= What is asked =
Return the material exactly, first line through the line containing "xpos = list(range(len(categories)))", and nothing more. Pictures stay out.

= Collected material =
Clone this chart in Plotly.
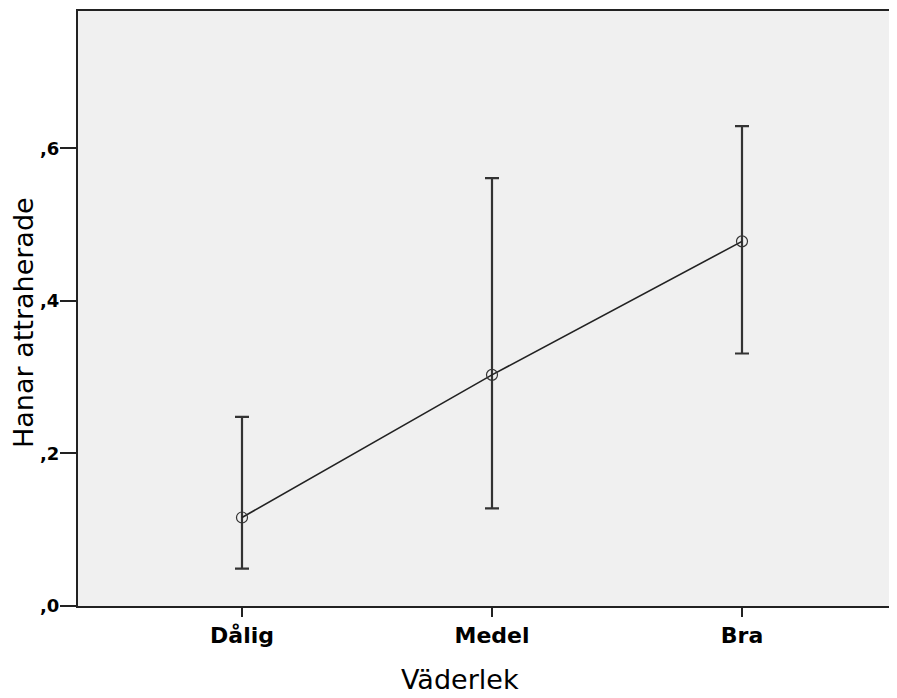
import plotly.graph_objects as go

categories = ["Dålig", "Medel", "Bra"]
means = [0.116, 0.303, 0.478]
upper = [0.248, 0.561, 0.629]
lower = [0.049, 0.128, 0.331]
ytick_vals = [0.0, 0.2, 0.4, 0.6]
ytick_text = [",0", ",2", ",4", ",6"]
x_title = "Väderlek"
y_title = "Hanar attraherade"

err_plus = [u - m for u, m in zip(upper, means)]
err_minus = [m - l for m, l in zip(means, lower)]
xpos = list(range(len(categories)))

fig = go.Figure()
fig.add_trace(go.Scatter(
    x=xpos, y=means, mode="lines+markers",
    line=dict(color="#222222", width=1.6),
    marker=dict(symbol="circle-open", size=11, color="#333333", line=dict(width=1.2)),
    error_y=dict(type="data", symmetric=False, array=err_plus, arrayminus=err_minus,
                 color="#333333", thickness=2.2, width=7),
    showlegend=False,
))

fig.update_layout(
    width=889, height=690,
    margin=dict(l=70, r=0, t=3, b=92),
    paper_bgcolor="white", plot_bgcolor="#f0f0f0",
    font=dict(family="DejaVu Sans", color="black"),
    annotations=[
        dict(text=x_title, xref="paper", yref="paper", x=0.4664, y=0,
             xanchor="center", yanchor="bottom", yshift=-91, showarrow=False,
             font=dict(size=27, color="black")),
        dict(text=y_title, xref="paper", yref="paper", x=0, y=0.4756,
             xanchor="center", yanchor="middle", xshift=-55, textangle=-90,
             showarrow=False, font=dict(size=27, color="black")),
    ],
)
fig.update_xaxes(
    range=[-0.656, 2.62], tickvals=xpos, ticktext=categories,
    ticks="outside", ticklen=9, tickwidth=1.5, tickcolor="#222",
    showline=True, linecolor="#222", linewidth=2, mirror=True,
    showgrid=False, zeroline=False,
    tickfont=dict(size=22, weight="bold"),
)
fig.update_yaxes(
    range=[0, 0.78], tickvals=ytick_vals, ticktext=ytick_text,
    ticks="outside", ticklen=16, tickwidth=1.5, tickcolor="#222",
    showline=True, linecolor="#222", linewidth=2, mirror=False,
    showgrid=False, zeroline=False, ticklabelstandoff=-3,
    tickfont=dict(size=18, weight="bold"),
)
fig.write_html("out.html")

= Written answer =
Clone this chart in Plotly.
import plotly.graph_objects as go

categories = ["Dålig", "Medel", "Bra"]
means = [0.116, 0.303, 0.478]
upper = [0.248, 0.561, 0.629]
lower = [0.049, 0.128, 0.331]
ytick_vals = [0.0, 0.2, 0.4, 0.6]
ytick_text = [",0", ",2", ",4", ",6"]
x_title = "Väderlek"
y_title = "Hanar attraherade"

err_plus = [u - m for u, m in zip(upper, means)]
err_minus = [m - l for m, l in zip(means, lower)]
xpos = list(range(len(categories)))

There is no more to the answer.